I just happened on Eric Pfanner's New York Times story from this past Monday (December 11, 2006) about the debut in October of this year of MTV Turkey, "the latest of more than 50 MTV channels worldwide, beaming music videos and other entertainment to cable and satellite viewers across the country."
The new channel adds Turkish-language TV hosts and local musical acts into the international mix.
Here's the Times article.
- Who Needs Europe, Anyway? Turkey Has Its Very Own MTV
Turkey’s relationship with the European Union, and with the wider Western world, may be fraught with uncertainties. But now, Turkey has MTV.
In October, MTV Turkey became the latest of more than 50 MTV channels worldwide, beaming music videos and other entertainment to cable and satellite viewers across the country. While Turks had long been able to tune in to MTV Europe, an English-language channel, MTV Turkey adds local musical acts and Turkish-language television hosts into the international mix.
Pop stars move in different circles from, say, politicians or popes, so it is surely only a coincidence that in the six weeks or so since the channel began, the volume of news, of a different sort, about Turkey has been rising. Opposition to Ankara’s bid to join the European Union is growing in some European capitals, and foreign ministers were expected to discuss that in Brussels on Monday.
But pop culture, particularly through advertising, has a way of reflecting broad political and social trends. The ad agency Leo Burnett Turkey, created a campaign for MTV Turkey that highlights the sometimes bittersweet relationship between Turkey and the West.
One spot, now appearing on television and in movie theaters in Turkey, riffs on the story of Aladdin, featuring a young waiter at a Turkish resort and a British female tourist.
The waiter spots the tourist across the hotel terrace, and starts to fantasize that she is falling for him. Returning to his cramped room, he rubs his lamp, à la Aladdin; instead of a genie, the British tourist appears, whispering that she loves him.
Things heat up further when the waiter hands her a love note alongside breakfast, asking her to go dancing with him that night. The imagined evening culminates in her bedroom, with the tourist suggestively lowering her top to reveal an MTV tattoo. To her astonishment and delight, the waiter reveals a similar tattoo on his chest.

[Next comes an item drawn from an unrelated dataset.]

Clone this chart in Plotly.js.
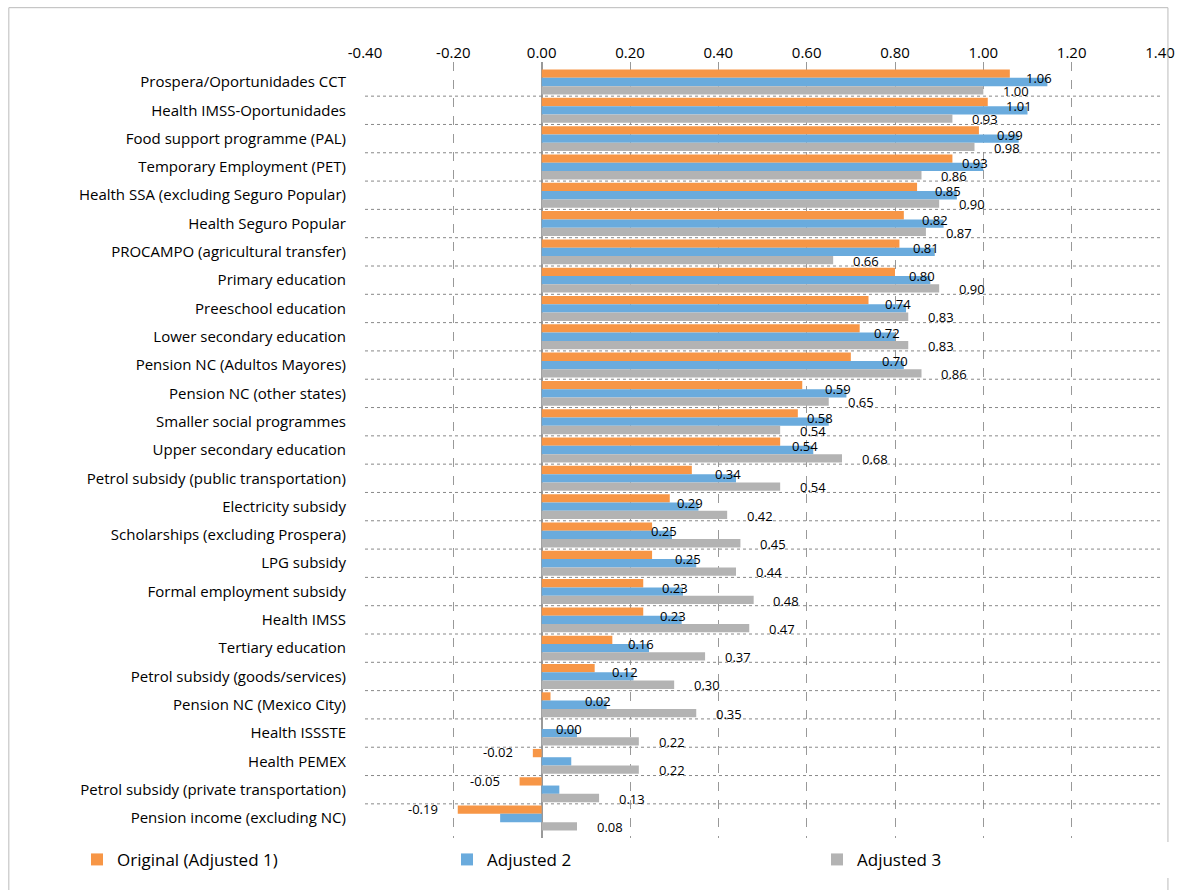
<!DOCTYPE html>
<html>
<head>
<meta charset="utf-8">
<script src="https://cdn.plot.ly/plotly-3.0.1.min.js"></script>
<style>body{margin:0;background:#fff;} #chart{width:1187px;height:890px;}</style>
</head>
<body>
<div id="chart"></div>
<script>
// programme categories, top to bottom
const categories = [
    'Prospera/Oportunidades CCT', 'Health IMSS-Oportunidades', 'Food support programme (PAL)',
    'Temporary Employment (PET)', 'Health SSA (excluding Seguro Popular)', 'Health Seguro Popular',
    'PROCAMPO (agricultural transfer)', 'Primary education', 'Preeschool education',
    'Lower secondary education', 'Pension NC (Adultos Mayores)', 'Pension NC (other states)',
    'Smaller social programmes', 'Upper secondary education', 'Petrol subsidy (public transportation)',
    'Electricity subsidy', 'Scholarships (excluding Prospera)', 'LPG subsidy',
    'Formal employment subsidy', 'Health IMSS', 'Tertiary education',
    'Petrol subsidy (goods/services)', 'Pension NC (Mexico City)', 'Health ISSSTE',
    'Health PEMEX', 'Petrol subsidy (private transportation)', 'Pension income (excluding NC)'
];
const original = [1.06, 1.01, 0.99, 0.93, 0.85, 0.82, 0.81, 0.80, 0.74, 0.72, 0.70, 0.59, 0.58, 0.54,
    0.34, 0.29, 0.25, 0.25, 0.23, 0.23, 0.16, 0.12, 0.02, 0.00, -0.02, -0.05, -0.19];
const adjusted2 = [1.145, 1.10, 1.08, 1.00, 0.94, 0.91, 0.89, 0.88, 0.825, 0.80, 0.82, 0.69, 0.65, 0.615,
    0.44, 0.355, 0.295, 0.35, 0.32, 0.317, 0.243, 0.208, 0.147, 0.08, 0.067, 0.04, -0.094];
const adjusted3 = [1.00, 0.93, 0.98, 0.86, 0.90, 0.87, 0.66, 0.90, 0.83, 0.83, 0.86, 0.65, 0.54, 0.68,
    0.54, 0.42, 0.45, 0.44, 0.48, 0.47, 0.37, 0.30, 0.35, 0.22, 0.22, 0.13, 0.08];
const tickVals = [-0.4, -0.2, 0, 0.2, 0.4, 0.6, 0.8, 1.0, 1.2, 1.4];

const fmt = v => v.toFixed(2);
const labelFont = { family: 'Open Sans, Liberation Sans, sans-serif', size: 13, color: '#000' };

const traces = [
    { type: 'bar', orientation: 'h', name: 'Original (Adjusted 1)', y: categories, x: original,
      marker: { color: '#F79646' } },
    { type: 'bar', orientation: 'h', name: 'Adjusted 2', y: categories, x: adjusted2,
      marker: { color: '#6AABDD' } },
    { type: 'bar', orientation: 'h', name: 'Adjusted 3', y: categories, x: adjusted3,
      marker: { color: '#B3B3B3' } }
];

// labels: orange values printed by the blue bar, grey values below the grey bar
const annotations = [];
categories.forEach((c, i) => {
    const o = original[i];
    if (o < 0) {
        annotations.push({ x: o - 0.04, y: c, xanchor: 'right', yanchor: 'middle', yshift: 9,
            text: fmt(o), showarrow: false, font: labelFont });
    } else {
        annotations.push({ x: Math.max(o, adjusted2[i]) + 0.015, y: c, xanchor: 'right', yanchor: 'middle',
            yshift: 4, text: fmt(o), showarrow: false, font: labelFont });
    }
    annotations.push({ x: adjusted3[i] + 0.04, y: c, xanchor: 'left', yanchor: 'middle', yshift: -9,
        text: fmt(adjusted3[i]), showarrow: false, font: labelFont });
});

// dotted separators between categories
const shapes = categories.slice(1).map((c, i) => ({
    type: 'line', xref: 'paper', x0: 0, x1: 1, yref: 'y', y0: i + 0.5, y1: i + 0.5,
    line: { color: '#888', width: 1, dash: 'dot' }
}));
shapes.push({
    type: 'rect', xref: 'paper', yref: 'paper', x0: -0.448, x1: 1.01, y0: -0.095, y1: 1.07,
    line: { color: '#BBB', width: 1 }
});

const layout = {
    width: 1187, height: 890,
    margin: { l: 365, r: 27, t: 62, b: 50 },
    barmode: 'group', bargap: 0.12, bargroupgap: 0,
    font: { family: 'Open Sans, Liberation Sans, sans-serif', color: '#000' },
    xaxis: {
        side: 'top', range: [-0.4, 1.4], tickvals: tickVals, ticktext: tickVals.map(fmt),
        showgrid: true, gridcolor: '#999', griddash: 'dash', gridwidth: 1,
        zeroline: true, zerolinecolor: '#999', zerolinewidth: 1.5,
        tickfont: { size: 15 }, ticks: '', fixedrange: true
    },
    yaxis: {
        autorange: 'reversed', tickfont: { size: 15 }, ticks: '',
        ticklabelstandoff: 18, showgrid: false, fixedrange: true
    },
    annotations: annotations,
    shapes: shapes,
    showlegend: true,
    legend: {
        orientation: 'h', x: -0.2, xanchor: 'left', y: -0.005, yanchor: 'top', traceorder: 'normal',
        font: { size: 17 }, entrywidth: 325, itemsizing: 'constant'
    },
    plot_bgcolor: '#fff', paper_bgcolor: '#fff'
};

Plotly.newPlot('chart', traces, layout, { displayModeBar: false });
</script>
</body>
</html>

The ad cuts to a picture of a newspaper rack with a tabloid whose banner headline reads, “MTV is in Turkey, Turkey is in MTV.”
“The idea was to show how cultures can mix in Turkey,” said Yasar Akbas, creative director for Leo Burnett Turkey. “It’s a place where there are many surprises inside.”
MTV Turkey said that it was too early to determine how many viewers were tuning in to the new channel, adding that it could potentially reach 8 million households via satellite and 1.3 million via cable.
A Web site linked to it is attracting 1.5 million hits a day, MTV Turkey said. MTV, part of the Viacom media conglomerate, is paying a lot of attention to the Internet, as social networking sites and those with user-generated content, like MySpace and YouTube, have lured away MTV viewers in some markets.
Like several non-English services started by MTV, the Turkish channel runs under a license with a local partner, in this case Multi-Channel Developers, a Turkish company.
Neither Leo Burnett, part of the Publicis Groupe, nor MTV Turkey would say how much was being spent on the ad campaign.
Turks might be unhappy with the current wrangling over the European Union bid, Mr. Akbas said, but they are unlikely to spurn the West.
“Some people in Europe may not think Turkey can adapt to the European Union,” he said, “but this is a country where the East kisses the West.”